--- BEGIN ---

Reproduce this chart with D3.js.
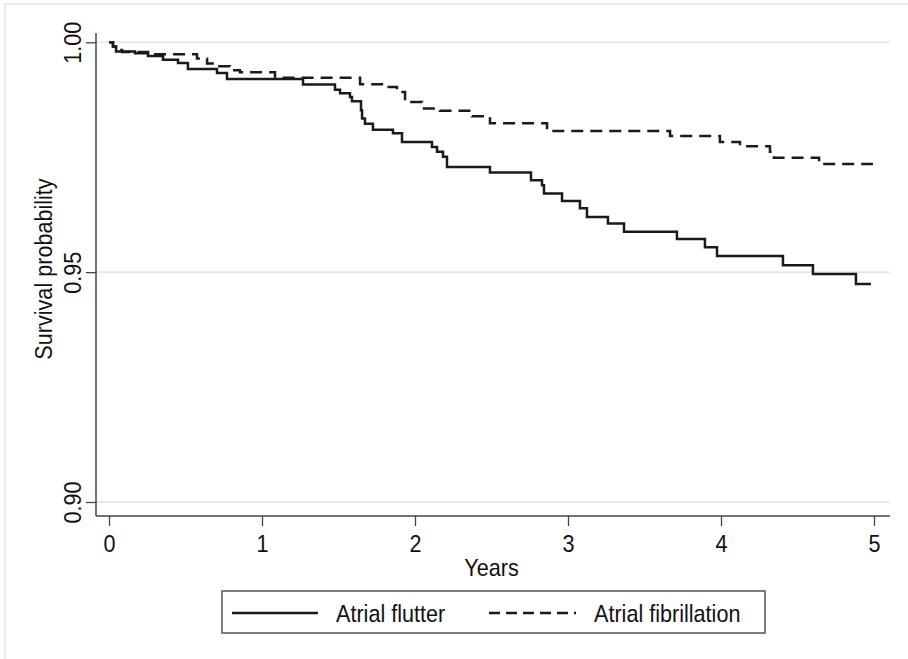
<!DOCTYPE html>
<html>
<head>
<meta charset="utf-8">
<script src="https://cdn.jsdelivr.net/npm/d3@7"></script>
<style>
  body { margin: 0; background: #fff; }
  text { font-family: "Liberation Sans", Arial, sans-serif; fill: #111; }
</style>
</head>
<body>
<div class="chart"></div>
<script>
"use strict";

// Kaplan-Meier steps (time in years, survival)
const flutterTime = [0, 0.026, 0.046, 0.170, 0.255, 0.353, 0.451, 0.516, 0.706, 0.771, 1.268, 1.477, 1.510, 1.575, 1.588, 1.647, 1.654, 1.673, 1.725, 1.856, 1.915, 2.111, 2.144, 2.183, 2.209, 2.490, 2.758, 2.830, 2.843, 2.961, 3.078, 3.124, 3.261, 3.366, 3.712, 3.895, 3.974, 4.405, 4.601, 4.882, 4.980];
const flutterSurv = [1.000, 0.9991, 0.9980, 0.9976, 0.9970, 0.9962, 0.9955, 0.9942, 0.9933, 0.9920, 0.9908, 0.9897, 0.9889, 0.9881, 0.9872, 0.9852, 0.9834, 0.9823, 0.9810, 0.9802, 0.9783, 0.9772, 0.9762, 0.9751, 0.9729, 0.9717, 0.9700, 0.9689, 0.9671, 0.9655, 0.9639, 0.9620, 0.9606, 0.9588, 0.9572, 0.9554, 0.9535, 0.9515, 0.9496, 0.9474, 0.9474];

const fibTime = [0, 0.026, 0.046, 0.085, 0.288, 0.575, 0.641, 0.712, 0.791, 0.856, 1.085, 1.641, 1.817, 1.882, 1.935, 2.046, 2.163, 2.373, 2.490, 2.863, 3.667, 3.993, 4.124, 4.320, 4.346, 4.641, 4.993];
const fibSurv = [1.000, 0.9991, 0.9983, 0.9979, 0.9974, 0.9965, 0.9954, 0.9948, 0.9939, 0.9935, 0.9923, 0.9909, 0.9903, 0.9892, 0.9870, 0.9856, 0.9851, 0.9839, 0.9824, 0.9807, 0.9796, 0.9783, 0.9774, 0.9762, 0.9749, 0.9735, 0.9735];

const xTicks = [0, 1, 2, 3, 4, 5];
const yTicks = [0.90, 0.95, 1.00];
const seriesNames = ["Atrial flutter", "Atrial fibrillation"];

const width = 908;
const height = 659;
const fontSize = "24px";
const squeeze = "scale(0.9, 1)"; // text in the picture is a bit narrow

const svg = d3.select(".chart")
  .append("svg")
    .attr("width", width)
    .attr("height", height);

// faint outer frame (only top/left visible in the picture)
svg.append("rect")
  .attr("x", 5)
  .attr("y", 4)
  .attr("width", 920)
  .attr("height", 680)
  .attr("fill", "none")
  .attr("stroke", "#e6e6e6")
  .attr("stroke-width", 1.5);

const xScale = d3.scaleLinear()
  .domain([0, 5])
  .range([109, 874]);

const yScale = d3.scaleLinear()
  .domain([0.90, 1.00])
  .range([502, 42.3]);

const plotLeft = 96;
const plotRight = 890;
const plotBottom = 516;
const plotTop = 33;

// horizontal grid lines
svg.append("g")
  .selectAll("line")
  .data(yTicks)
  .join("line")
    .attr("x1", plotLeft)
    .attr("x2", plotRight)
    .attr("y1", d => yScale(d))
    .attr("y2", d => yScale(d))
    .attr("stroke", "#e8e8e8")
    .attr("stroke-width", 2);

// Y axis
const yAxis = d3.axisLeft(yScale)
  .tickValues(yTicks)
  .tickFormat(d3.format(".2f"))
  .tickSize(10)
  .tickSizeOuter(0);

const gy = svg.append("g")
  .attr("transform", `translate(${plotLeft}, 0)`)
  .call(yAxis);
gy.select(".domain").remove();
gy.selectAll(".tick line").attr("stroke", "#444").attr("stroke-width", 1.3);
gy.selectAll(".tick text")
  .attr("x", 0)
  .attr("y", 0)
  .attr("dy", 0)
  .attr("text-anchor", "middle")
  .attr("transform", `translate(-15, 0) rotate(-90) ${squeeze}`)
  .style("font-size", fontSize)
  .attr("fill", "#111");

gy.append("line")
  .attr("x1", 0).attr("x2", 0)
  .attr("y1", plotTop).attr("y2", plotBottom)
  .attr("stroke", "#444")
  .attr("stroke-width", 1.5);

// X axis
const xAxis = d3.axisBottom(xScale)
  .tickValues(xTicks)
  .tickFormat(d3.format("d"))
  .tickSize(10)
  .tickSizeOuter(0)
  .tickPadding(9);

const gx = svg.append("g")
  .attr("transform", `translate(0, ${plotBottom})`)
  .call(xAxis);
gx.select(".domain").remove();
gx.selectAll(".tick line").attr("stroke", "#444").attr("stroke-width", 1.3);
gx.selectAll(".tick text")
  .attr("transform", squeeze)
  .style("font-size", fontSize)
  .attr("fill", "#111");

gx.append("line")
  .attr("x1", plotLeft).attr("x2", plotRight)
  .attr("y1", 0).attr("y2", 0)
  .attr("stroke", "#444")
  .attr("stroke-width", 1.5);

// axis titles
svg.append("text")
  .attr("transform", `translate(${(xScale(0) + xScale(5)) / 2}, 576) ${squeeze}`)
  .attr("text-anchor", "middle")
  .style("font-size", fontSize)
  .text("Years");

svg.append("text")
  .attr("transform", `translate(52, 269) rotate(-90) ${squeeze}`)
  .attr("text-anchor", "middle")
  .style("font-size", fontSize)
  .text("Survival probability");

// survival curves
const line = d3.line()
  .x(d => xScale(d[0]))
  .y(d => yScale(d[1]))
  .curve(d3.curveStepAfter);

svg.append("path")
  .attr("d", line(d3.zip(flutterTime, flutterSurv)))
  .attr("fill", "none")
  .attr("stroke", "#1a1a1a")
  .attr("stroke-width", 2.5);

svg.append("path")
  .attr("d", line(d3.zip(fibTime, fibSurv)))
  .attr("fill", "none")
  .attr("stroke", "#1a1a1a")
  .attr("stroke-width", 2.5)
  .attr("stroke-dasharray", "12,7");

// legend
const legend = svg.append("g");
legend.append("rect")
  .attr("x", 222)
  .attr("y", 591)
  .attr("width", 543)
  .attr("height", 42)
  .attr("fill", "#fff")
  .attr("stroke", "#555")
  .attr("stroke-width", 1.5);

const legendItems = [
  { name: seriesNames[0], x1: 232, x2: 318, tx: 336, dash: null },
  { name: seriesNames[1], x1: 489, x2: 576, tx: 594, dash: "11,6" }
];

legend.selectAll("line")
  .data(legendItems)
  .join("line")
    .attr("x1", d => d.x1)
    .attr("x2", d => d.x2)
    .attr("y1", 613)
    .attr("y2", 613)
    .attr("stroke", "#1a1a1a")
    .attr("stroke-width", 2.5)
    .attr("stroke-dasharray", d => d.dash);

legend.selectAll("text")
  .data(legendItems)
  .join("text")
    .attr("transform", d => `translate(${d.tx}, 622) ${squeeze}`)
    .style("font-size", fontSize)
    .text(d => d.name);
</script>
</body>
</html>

--- END ---

__WRITTEN EXERCISE__:
The listing above needs to be output again exactly. Don't include the pictures.

__RESPONSE BELOW__:
Reproduce this chart with D3.js.
<!DOCTYPE html>
<html>
<head>
<meta charset="utf-8">
<script src="https://cdn.jsdelivr.net/npm/d3@7"></script>
<style>
  body { margin: 0; background: #fff; }
  text { font-family: "Liberation Sans", Arial, sans-serif; fill: #111; }
</style>
</head>
<body>
<div class="chart"></div>
<script>
"use strict";

// Kaplan-Meier steps (time in years, survival)
const flutterTime = [0, 0.026, 0.046, 0.170, 0.255, 0.353, 0.451, 0.516, 0.706, 0.771, 1.268, 1.477, 1.510, 1.575, 1.588, 1.647, 1.654, 1.673, 1.725, 1.856, 1.915, 2.111, 2.144, 2.183, 2.209, 2.490, 2.758, 2.830, 2.843, 2.961, 3.078, 3.124, 3.261, 3.366, 3.712, 3.895, 3.974, 4.405, 4.601, 4.882, 4.980];
const flutterSurv = [1.000, 0.9991, 0.9980, 0.9976, 0.9970, 0.9962, 0.9955, 0.9942, 0.9933, 0.9920, 0.9908, 0.9897, 0.9889, 0.9881, 0.9872, 0.9852, 0.9834, 0.9823, 0.9810, 0.9802, 0.9783, 0.9772, 0.9762, 0.9751, 0.9729, 0.9717, 0.9700, 0.9689, 0.9671, 0.9655, 0.9639, 0.9620, 0.9606, 0.9588, 0.9572, 0.9554, 0.9535, 0.9515, 0.9496, 0.9474, 0.9474];

const fibTime = [0, 0.026, 0.046, 0.085, 0.288, 0.575, 0.641, 0.712, 0.791, 0.856, 1.085, 1.641, 1.817, 1.882, 1.935, 2.046, 2.163, 2.373, 2.490, 2.863, 3.667, 3.993, 4.124, 4.320, 4.346, 4.641, 4.993];
const fibSurv = [1.000, 0.9991, 0.9983, 0.9979, 0.9974, 0.9965, 0.9954, 0.9948, 0.9939, 0.9935, 0.9923, 0.9909, 0.9903, 0.9892, 0.9870, 0.9856, 0.9851, 0.9839, 0.9824, 0.9807, 0.9796, 0.9783, 0.9774, 0.9762, 0.9749, 0.9735, 0.9735];

const xTicks = [0, 1, 2, 3, 4, 5];
const yTicks = [0.90, 0.95, 1.00];
const seriesNames = ["Atrial flutter", "Atrial fibrillation"];

const width = 908;
const height = 659;
const fontSize = "24px";
const squeeze = "scale(0.9, 1)"; // text in the picture is a bit narrow

const svg = d3.select(".chart")
  .append("svg")
    .attr("width", width)
    .attr("height", height);

// faint outer frame (only top/left visible in the picture)
svg.append("rect")
  .attr("x", 5)
  .attr("y", 4)
  .attr("width", 920)
  .attr("height", 680)
  .attr("fill", "none")
  .attr("stroke", "#e6e6e6")
  .attr("stroke-width", 1.5);

const xScale = d3.scaleLinear()
  .domain([0, 5])
  .range([109, 874]);

const yScale = d3.scaleLinear()
  .domain([0.90, 1.00])
  .range([502, 42.3]);

const plotLeft = 96;
const plotRight = 890;
const plotBottom = 516;
const plotTop = 33;

// horizontal grid lines
svg.append("g")
  .selectAll("line")
  .data(yTicks)
  .join("line")
    .attr("x1", plotLeft)
    .attr("x2", plotRight)
    .attr("y1", d => yScale(d))
    .attr("y2", d => yScale(d))
    .attr("stroke", "#e8e8e8")
    .attr("stroke-width", 2);

// Y axis
const yAxis = d3.axisLeft(yScale)
  .tickValues(yTicks)
  .tickFormat(d3.format(".2f"))
  .tickSize(10)
  .tickSizeOuter(0);

const gy = svg.append("g")
  .attr("transform", `translate(${plotLeft}, 0)`)
  .call(yAxis);
gy.select(".domain").remove();
gy.selectAll(".tick line").attr("stroke", "#444").attr("stroke-width", 1.3);
gy.selectAll(".tick text")
  .attr("x", 0)
  .attr("y", 0)
  .attr("dy", 0)
  .attr("text-anchor", "middle")
  .attr("transform", `translate(-15, 0) rotate(-90) ${squeeze}`)
  .style("font-size", fontSize)
  .attr("fill", "#111");

gy.append("line")
  .attr("x1", 0).attr("x2", 0)
  .attr("y1", plotTop).attr("y2", plotBottom)
  .attr("stroke", "#444")
  .attr("stroke-width", 1.5);

// X axis
const xAxis = d3.axisBottom(xScale)
  .tickValues(xTicks)
  .tickFormat(d3.format("d"))
  .tickSize(10)
  .tickSizeOuter(0)
  .tickPadding(9);

const gx = svg.append("g")
  .attr("transform", `translate(0, ${plotBottom})`)
  .call(xAxis);
gx.select(".domain").remove();
gx.selectAll(".tick line").attr("stroke", "#444").attr("stroke-width", 1.3);
gx.selectAll(".tick text")
  .attr("transform", squeeze)
  .style("font-size", fontSize)
  .attr("fill", "#111");

gx.append("line")
  .attr("x1", plotLeft).attr("x2", plotRight)
  .attr("y1", 0).attr("y2", 0)
  .attr("stroke", "#444")
  .attr("stroke-width", 1.5);

// axis titles
svg.append("text")
  .attr("transform", `translate(${(xScale(0) + xScale(5)) / 2}, 576) ${squeeze}`)
  .attr("text-anchor", "middle")
  .style("font-size", fontSize)
  .text("Years");

svg.append("text")
  .attr("transform", `translate(52, 269) rotate(-90) ${squeeze}`)
  .attr("text-anchor", "middle")
  .style("font-size", fontSize)
  .text("Survival probability");

// survival curves
const line = d3.line()
  .x(d => xScale(d[0]))
  .y(d => yScale(d[1]))
  .curve(d3.curveStepAfter);

svg.append("path")
  .attr("d", line(d3.zip(flutterTime, flutterSurv)))
  .attr("fill", "none")
  .attr("stroke", "#1a1a1a")
  .attr("stroke-width", 2.5);

svg.append("path")
  .attr("d", line(d3.zip(fibTime, fibSurv)))
  .attr("fill", "none")
  .attr("stroke", "#1a1a1a")
  .attr("stroke-width", 2.5)
  .attr("stroke-dasharray", "12,7");

// legend
const legend = svg.append("g");
legend.append("rect")
  .attr("x", 222)
  .attr("y", 591)
  .attr("width", 543)
  .attr("height", 42)
  .attr("fill", "#fff")
  .attr("stroke", "#555")
  .attr("stroke-width", 1.5);

const legendItems = [
  { name: seriesNames[0], x1: 232, x2: 318, tx: 336, dash: null },
  { name: seriesNames[1], x1: 489, x2: 576, tx: 594, dash: "11,6" }
];

legend.selectAll("line")
  .data(legendItems)
  .join("line")
    .attr("x1", d => d.x1)
    .attr("x2", d => d.x2)
    .attr("y1", 613)
    .attr("y2", 613)
    .attr("stroke", "#1a1a1a")
    .attr("stroke-width", 2.5)
    .attr("stroke-dasharray", d => d.dash);

legend.selectAll("text")
  .data(legendItems)
  .join("text")
    .attr("transform", d => `translate(${d.tx}, 622) ${squeeze}`)
    .style("font-size", fontSize)
    .text(d => d.name);
</script>
</body>
</html>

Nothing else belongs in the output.